### Data rows
* * * * * * *
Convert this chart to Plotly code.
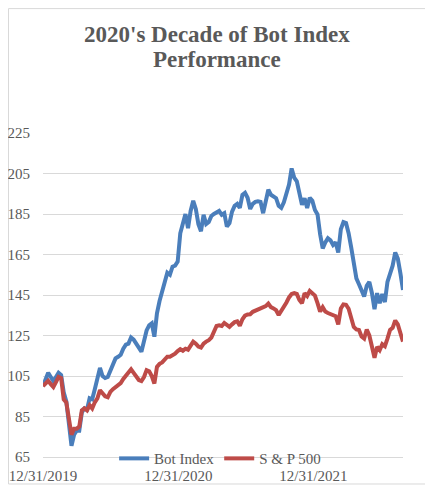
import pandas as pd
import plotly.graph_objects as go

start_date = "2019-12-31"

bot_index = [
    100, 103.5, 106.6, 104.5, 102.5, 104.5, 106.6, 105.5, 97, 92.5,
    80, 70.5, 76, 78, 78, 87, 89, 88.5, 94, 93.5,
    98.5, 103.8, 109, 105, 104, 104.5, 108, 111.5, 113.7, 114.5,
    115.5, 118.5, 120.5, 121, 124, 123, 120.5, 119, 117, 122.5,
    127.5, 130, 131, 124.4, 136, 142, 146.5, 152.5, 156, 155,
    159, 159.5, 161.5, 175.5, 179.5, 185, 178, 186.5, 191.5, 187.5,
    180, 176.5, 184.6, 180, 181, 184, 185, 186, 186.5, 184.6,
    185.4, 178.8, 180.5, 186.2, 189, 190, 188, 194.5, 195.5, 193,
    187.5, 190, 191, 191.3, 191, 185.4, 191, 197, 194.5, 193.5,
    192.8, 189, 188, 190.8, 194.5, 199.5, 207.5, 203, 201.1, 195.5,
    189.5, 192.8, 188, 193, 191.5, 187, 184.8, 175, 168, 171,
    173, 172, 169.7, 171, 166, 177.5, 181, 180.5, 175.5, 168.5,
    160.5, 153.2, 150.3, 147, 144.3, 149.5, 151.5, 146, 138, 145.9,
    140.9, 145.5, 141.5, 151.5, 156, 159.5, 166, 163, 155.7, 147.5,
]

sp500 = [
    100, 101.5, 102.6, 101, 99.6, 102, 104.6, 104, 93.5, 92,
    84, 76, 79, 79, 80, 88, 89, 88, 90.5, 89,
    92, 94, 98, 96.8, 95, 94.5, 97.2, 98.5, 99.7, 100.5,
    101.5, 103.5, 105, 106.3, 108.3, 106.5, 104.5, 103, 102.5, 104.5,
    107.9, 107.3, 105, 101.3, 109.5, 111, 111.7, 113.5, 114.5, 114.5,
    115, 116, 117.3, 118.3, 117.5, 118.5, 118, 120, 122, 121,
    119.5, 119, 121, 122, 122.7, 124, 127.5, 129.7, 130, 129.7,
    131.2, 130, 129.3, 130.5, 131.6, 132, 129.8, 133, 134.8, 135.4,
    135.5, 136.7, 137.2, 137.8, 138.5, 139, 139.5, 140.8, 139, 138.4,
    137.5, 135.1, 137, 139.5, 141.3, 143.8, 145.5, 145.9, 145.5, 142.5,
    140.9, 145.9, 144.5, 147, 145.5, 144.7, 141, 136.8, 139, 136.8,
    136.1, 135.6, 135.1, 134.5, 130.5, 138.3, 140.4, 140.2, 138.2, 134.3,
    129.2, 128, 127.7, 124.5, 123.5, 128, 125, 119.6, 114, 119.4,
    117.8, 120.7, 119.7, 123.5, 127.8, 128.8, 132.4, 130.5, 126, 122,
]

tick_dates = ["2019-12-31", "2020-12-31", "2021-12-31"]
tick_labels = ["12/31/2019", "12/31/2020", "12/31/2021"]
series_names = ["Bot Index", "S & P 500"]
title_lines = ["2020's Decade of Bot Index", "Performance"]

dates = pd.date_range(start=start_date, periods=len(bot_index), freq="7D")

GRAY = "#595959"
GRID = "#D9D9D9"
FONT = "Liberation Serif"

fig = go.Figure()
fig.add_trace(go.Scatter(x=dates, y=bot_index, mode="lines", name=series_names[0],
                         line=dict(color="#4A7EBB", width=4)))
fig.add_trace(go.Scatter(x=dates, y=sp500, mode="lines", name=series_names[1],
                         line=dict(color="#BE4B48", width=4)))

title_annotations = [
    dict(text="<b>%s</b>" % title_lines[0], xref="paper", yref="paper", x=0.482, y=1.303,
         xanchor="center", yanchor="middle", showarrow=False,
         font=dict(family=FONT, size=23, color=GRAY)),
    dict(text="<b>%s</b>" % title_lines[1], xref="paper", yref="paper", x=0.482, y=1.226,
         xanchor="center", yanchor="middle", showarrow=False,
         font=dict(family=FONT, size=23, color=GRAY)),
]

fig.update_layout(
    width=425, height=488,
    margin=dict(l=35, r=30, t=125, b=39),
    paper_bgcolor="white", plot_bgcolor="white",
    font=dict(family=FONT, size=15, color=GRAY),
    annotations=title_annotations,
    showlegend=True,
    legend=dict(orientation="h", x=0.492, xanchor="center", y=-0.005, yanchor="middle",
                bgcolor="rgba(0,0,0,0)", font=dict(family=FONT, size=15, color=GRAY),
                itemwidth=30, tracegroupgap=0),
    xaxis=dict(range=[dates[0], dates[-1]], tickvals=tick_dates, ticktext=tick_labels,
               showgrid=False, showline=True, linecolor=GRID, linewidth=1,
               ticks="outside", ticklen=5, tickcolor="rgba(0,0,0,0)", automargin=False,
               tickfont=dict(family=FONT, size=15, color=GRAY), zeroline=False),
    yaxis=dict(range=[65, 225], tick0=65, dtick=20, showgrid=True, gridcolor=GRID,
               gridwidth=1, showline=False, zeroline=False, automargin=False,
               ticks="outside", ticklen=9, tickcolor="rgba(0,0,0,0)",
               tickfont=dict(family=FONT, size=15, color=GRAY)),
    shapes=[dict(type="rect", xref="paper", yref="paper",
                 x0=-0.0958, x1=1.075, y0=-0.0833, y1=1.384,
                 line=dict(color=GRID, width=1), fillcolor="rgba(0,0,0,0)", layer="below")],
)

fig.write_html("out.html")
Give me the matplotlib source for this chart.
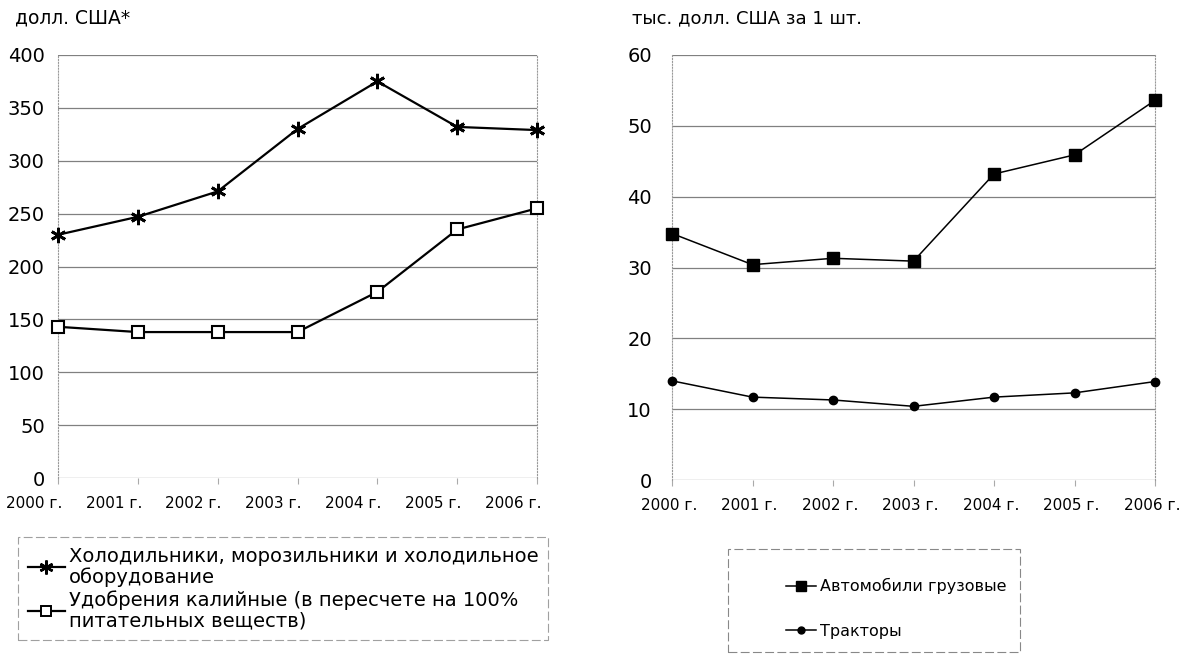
* * * * * * *
### Task details
Without the pictures, print the records in full, exactly as they appear.

### Complete answer
Convert this chart to Plotly code.
import pandas as pd
import plotly.graph_objects as go

start_date = "2019-12-31"

bot_index = [
    100, 103.5, 106.6, 104.5, 102.5, 104.5, 106.6, 105.5, 97, 92.5,
    80, 70.5, 76, 78, 78, 87, 89, 88.5, 94, 93.5,
    98.5, 103.8, 109, 105, 104, 104.5, 108, 111.5, 113.7, 114.5,
    115.5, 118.5, 120.5, 121, 124, 123, 120.5, 119, 117, 122.5,
    127.5, 130, 131, 124.4, 136, 142, 146.5, 152.5, 156, 155,
    159, 159.5, 161.5, 175.5, 179.5, 185, 178, 186.5, 191.5, 187.5,
    180, 176.5, 184.6, 180, 181, 184, 185, 186, 186.5, 184.6,
    185.4, 178.8, 180.5, 186.2, 189, 190, 188, 194.5, 195.5, 193,
    187.5, 190, 191, 191.3, 191, 185.4, 191, 197, 194.5, 193.5,
    192.8, 189, 188, 190.8, 194.5, 199.5, 207.5, 203, 201.1, 195.5,
    189.5, 192.8, 188, 193, 191.5, 187, 184.8, 175, 168, 171,
    173, 172, 169.7, 171, 166, 177.5, 181, 180.5, 175.5, 168.5,
    160.5, 153.2, 150.3, 147, 144.3, 149.5, 151.5, 146, 138, 145.9,
    140.9, 145.5, 141.5, 151.5, 156, 159.5, 166, 163, 155.7, 147.5,
]

sp500 = [
    100, 101.5, 102.6, 101, 99.6, 102, 104.6, 104, 93.5, 92,
    84, 76, 79, 79, 80, 88, 89, 88, 90.5, 89,
    92, 94, 98, 96.8, 95, 94.5, 97.2, 98.5, 99.7, 100.5,
    101.5, 103.5, 105, 106.3, 108.3, 106.5, 104.5, 103, 102.5, 104.5,
    107.9, 107.3, 105, 101.3, 109.5, 111, 111.7, 113.5, 114.5, 114.5,
    115, 116, 117.3, 118.3, 117.5, 118.5, 118, 120, 122, 121,
    119.5, 119, 121, 122, 122.7, 124, 127.5, 129.7, 130, 129.7,
    131.2, 130, 129.3, 130.5, 131.6, 132, 129.8, 133, 134.8, 135.4,
    135.5, 136.7, 137.2, 137.8, 138.5, 139, 139.5, 140.8, 139, 138.4,
    137.5, 135.1, 137, 139.5, 141.3, 143.8, 145.5, 145.9, 145.5, 142.5,
    140.9, 145.9, 144.5, 147, 145.5, 144.7, 141, 136.8, 139, 136.8,
    136.1, 135.6, 135.1, 134.5, 130.5, 138.3, 140.4, 140.2, 138.2, 134.3,
    129.2, 128, 127.7, 124.5, 123.5, 128, 125, 119.6, 114, 119.4,
    117.8, 120.7, 119.7, 123.5, 127.8, 128.8, 132.4, 130.5, 126, 122,
]

tick_dates = ["2019-12-31", "2020-12-31", "2021-12-31"]
tick_labels = ["12/31/2019", "12/31/2020", "12/31/2021"]
series_names = ["Bot Index", "S & P 500"]
title_lines = ["2020's Decade of Bot Index", "Performance"]

dates = pd.date_range(start=start_date, periods=len(bot_index), freq="7D")

GRAY = "#595959"
GRID = "#D9D9D9"
FONT = "Liberation Serif"

fig = go.Figure()
fig.add_trace(go.Scatter(x=dates, y=bot_index, mode="lines", name=series_names[0],
                         line=dict(color="#4A7EBB", width=4)))
fig.add_trace(go.Scatter(x=dates, y=sp500, mode="lines", name=series_names[1],
                         line=dict(color="#BE4B48", width=4)))

title_annotations = [
    dict(text="<b>%s</b>" % title_lines[0], xref="paper", yref="paper", x=0.482, y=1.303,
         xanchor="center", yanchor="middle", showarrow=False,
         font=dict(family=FONT, size=23, color=GRAY)),
    dict(text="<b>%s</b>" % title_lines[1], xref="paper", yref="paper", x=0.482, y=1.226,
         xanchor="center", yanchor="middle", showarrow=False,
         font=dict(family=FONT, size=23, color=GRAY)),
]

fig.update_layout(
    width=425, height=488,
    margin=dict(l=35, r=30, t=125, b=39),
    paper_bgcolor="white", plot_bgcolor="white",
    font=dict(family=FONT, size=15, color=GRAY),
    annotations=title_annotations,
    showlegend=True,
    legend=dict(orientation="h", x=0.492, xanchor="center", y=-0.005, yanchor="middle",
                bgcolor="rgba(0,0,0,0)", font=dict(family=FONT, size=15, color=GRAY),
                itemwidth=30, tracegroupgap=0),
    xaxis=dict(range=[dates[0], dates[-1]], tickvals=tick_dates, ticktext=tick_labels,
               showgrid=False, showline=True, linecolor=GRID, linewidth=1,
               ticks="outside", ticklen=5, tickcolor="rgba(0,0,0,0)", automargin=False,
               tickfont=dict(family=FONT, size=15, color=GRAY), zeroline=False),
    yaxis=dict(range=[65, 225], tick0=65, dtick=20, showgrid=True, gridcolor=GRID,
               gridwidth=1, showline=False, zeroline=False, automargin=False,
               ticks="outside", ticklen=9, tickcolor="rgba(0,0,0,0)",
               tickfont=dict(family=FONT, size=15, color=GRAY)),
    shapes=[dict(type="rect", xref="paper", yref="paper",
                 x0=-0.0958, x1=1.075, y0=-0.0833, y1=1.384,
                 line=dict(color=GRID, width=1), fillcolor="rgba(0,0,0,0)", layer="below")],
)

fig.write_html("out.html")
Give me the matplotlib source for this chart.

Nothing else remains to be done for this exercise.